神様の大きな愛。たたえられるほど大きな、受け入れられない罪人を受け入れる憐れみと恵みの愛。信じられないほど優しくて、信頼できる神様の愛があるから、その憐れみの光に一緒に受け入れられて、私たちも互いに受け入れあう祝福に、共に身を置いて歩めるのです。ムカつくことがあっても。先週の説教で、受け入れられん何かにムカつくのは、胃がムカつく内臓感覚から来ていると言いました。吐きたくさえなる。それを土佐弁で、えずくと言いますが、まあそれぞれに、えずい何かを私たちは、互いに持っていて、それを受け入れるのは、えずい。聖書で言う罪のイメージの高知版とも言えるでしょうか。

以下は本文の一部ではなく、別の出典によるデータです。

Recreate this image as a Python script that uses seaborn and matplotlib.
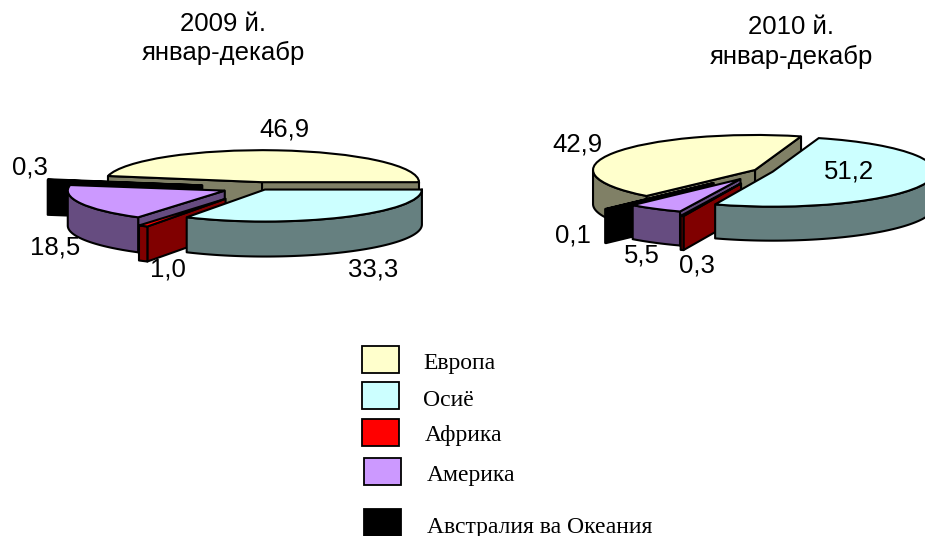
import matplotlib
matplotlib.use("Agg")
import numpy as np
import seaborn as sns
import matplotlib.pyplot as plt
from matplotlib.patches import Rectangle

sns.set_theme(style="white")
plt.rcParams['font.family'] = ['Liberation Sans', 'DejaVu Sans']

# order of the slices, counter-clockwise from the start angle
regions = ["Европа", "Австралия ва Океания", "Америка", "Африка", "Осиё"]
values_2009 = [46.9, 0.3, 18.5, 1.0, 33.3]
values_2010 = [42.9, 0.1, 5.5, 0.3, 51.2]
labels_2009 = ["46,9", "0,3", "18,5", "1,0", "33,3"]
labels_2010 = ["42,9", "0,1", "5,5", "0,3", "51,2"]
legend_order = ["Европа", "Осиё", "Африка", "Америка", "Австралия ва Океания"]

top_colors = {"Европа": "#FFFFCC", "Австралия ва Океания": "#000000", "Америка": "#CC99FF",
              "Африка": "#FF0000", "Осиё": "#CCFFFF"}
side_colors = {"Европа": "#808066", "Австралия ва Океания": "#000000", "Америка": "#664C80",
               "Африка": "#800000", "Осиё": "#668080"}

W, H = 925, 536
fig = plt.figure(figsize=(W / 100, H / 100), dpi=100, facecolor="white")
LW = 1.5
SANS = 18.5


def pie3d(values, labels, cx, cy, rx, ry, depth_px, start, explode, label_px):
    lim = 1.25
    ax = fig.add_axes([(cx - lim * rx) / W, 1 - (cy + lim * ry) / H, 2 * lim * rx / W, 2 * lim * ry / H])
    wedges, _ = ax.pie(values, startangle=start, explode=explode, radius=1, normalize=True,
                       colors=[top_colors[r] for r in regions],
                       wedgeprops=dict(edgecolor="black", linewidth=LW, clip_on=False))
    ax.set_aspect("auto")
    ax.set_xlim(-lim, lim)
    ax.set_ylim(-lim, lim)
    depth = depth_px / ry
    for i, (w, reg) in enumerate(zip(wedges, regions)):
        w.set_zorder(10 * i + 5)
        x0, y0 = w.center
        t1, t2 = w.theta1, w.theta2
        side = side_colors[reg]
        kw = dict(facecolor=side, edgecolor="black", linewidth=LW, clip_on=False, joinstyle="round")
        # flat cut faces that turn toward the viewer
        for t, show in ((t1, np.cos(np.radians(t1)) > 0), (t2, np.cos(np.radians(t2)) < 0)):
            if show:
                a = np.radians(t)
                xs = [x0, x0 + np.cos(a), x0 + np.cos(a), x0]
                ys = [y0, y0 + np.sin(a), y0 + np.sin(a) - depth, y0 - depth]
                ax.fill(xs, ys, zorder=10 * i + 1, **kw)
        # visible front part of the rim
        grid = []
        for k in range(-1, 3):
            lo, hi = max(t1, 180 + 360 * k), min(t2, 360 + 360 * k)
            if hi > lo:
                grid.append(np.radians(np.linspace(lo, hi, 80)))
        for g in grid:
            xs = np.r_[x0 + np.cos(g), x0 + np.cos(g[::-1])]
            ys = np.r_[y0 + np.sin(g), y0 + np.sin(g[::-1]) - depth]
            ax.fill(xs, ys, zorder=10 * i + 2, **kw)
    for lab, (lx, ly) in zip(labels, label_px):
        fig.text(lx / W, 1 - ly / H, lab, ha="center", va="center", fontsize=SANS, color="black")
    return ax


pie3d(values_2009, labels_2009, 259.4, 187.6, 157, 32, 35, 0,
      [0.17, 0.37, 0.24, 0.41, 0.07],
      [(284, 130), (30, 167), (55, 248), (168, 269), (373, 269)])
pie3d(values_2010, labels_2010, 763.5, 171, 162, 35, 34, 73.5,
      [0.06, 0.46, 0.27, 0.38, 0.06],
      [(577, 145), (573, 236), (642, 255), (697, 265), (849, 172)])

titles = ["2009 й.", "январ-декабр", "2010 й.", "январ-декабр"]
title_pos = [(223, 24), (223, 53), (791, 27), (791, 57)]
for txt, (tx, ty) in zip(titles, title_pos):
    fig.text(tx / W, 1 - ty / H, txt, ha="center", va="center", fontsize=SANS, color="black")

legend_boxes = [(362, 346), (362, 382), (362, 419), (364, 458), (364, 509)]
legend_texts = [(423, 363), (423, 400), (425, 436), (427, 476), (427, 527)]
for name, (bx, by), (tx, ty) in zip(legend_order, legend_boxes, legend_texts):
    fig.add_artist(Rectangle((bx / W, 1 - (by + 27) / H), 37 / W, 27 / H, transform=fig.transFigure,
                             facecolor=top_colors[name], edgecolor="black", linewidth=1.3))
    fig.text(tx / W, 1 - ty / H, name, ha="left", va="center", fontsize=17,
             family=["Liberation Serif", "DejaVu Serif"], color="black")

fig.savefig("out.png", dpi=100)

ただ、自分のえずさほど、わからんもんです。受け入れることの実態は、体と心が反応する、えずさや痛み、怒りが問題になるので、頭ではわかっていても、たいてい役に立たんのです。この前も部屋にこもって仕事していると妻が入ってきて開口一番、すごいと。たたえているわけではなくて(笑)、何?と聴いても、いやちょっとと。で、トイレに立って部屋に帰ってくると、すごい(笑)えずい加齢臭と疲労臭と、他にも何かあるのかもしれませんが(笑)。きっと自分の罪のえずさは、もっとすごいと襟を正す他ない。自分はえずくないつもりで、妻がおかしい、夫がおかしい、子供が間違っていると思う。そうしたえずさが更に加わって、信頼関係と愛が汚されるのが罪のえずさだという罪の理解は、頭では理解できる。が、私はそんなにえずくないと、心で受け入れられない、えずい、自分はそんなに悪くないと拒否する自分という罪を、なら誰が引き受けるのか。自分で引き受けろ、自分の責任だという自己責任で、結局、救いに生きられないのか。それとも誰も責任を取らないで、みんな救われると口で言いながら罪が野放しで、結局、弱い者が泣きを見る、そんな無責任でえずい救いが、その名を愛と呼ばれる神様の救いだと、誰が本当に神様を信頼して、信じるのか。だからこそ!こんなにもえずい罪があるのに、本当は共に祝福に生きたいのに、生きられない私たちに、そうだ、祝福に一緒に生きてほしいと、神様が全ての人の罪の責任を引き受ける救い主として人となられた。罪人の救いのために、仕える者として罪の責任を負って、神様が人間の代表、主として死んで下さったから、救われるのです。全てのえずい吐き気がする汚い罪を、ご自分が背負って廃棄され吐き捨てられて死ぬことで、その償いと赦しと憐れみを代わりに差し出して、この大きな犠牲の愛で人を受け入れて下さるから、あなたがたも互いに、棄てないで、キリストの救いの祝福に、共に生きようと招かれるのです。

幼児祝福も、洗礼の祝福も、すべての人の、信頼できる祝福がここにあります。嘘を言わない、信頼できるクリスマスの神様、十字架の偉大な憐れみと祝福のもとに、私たちの生と死はあるからです。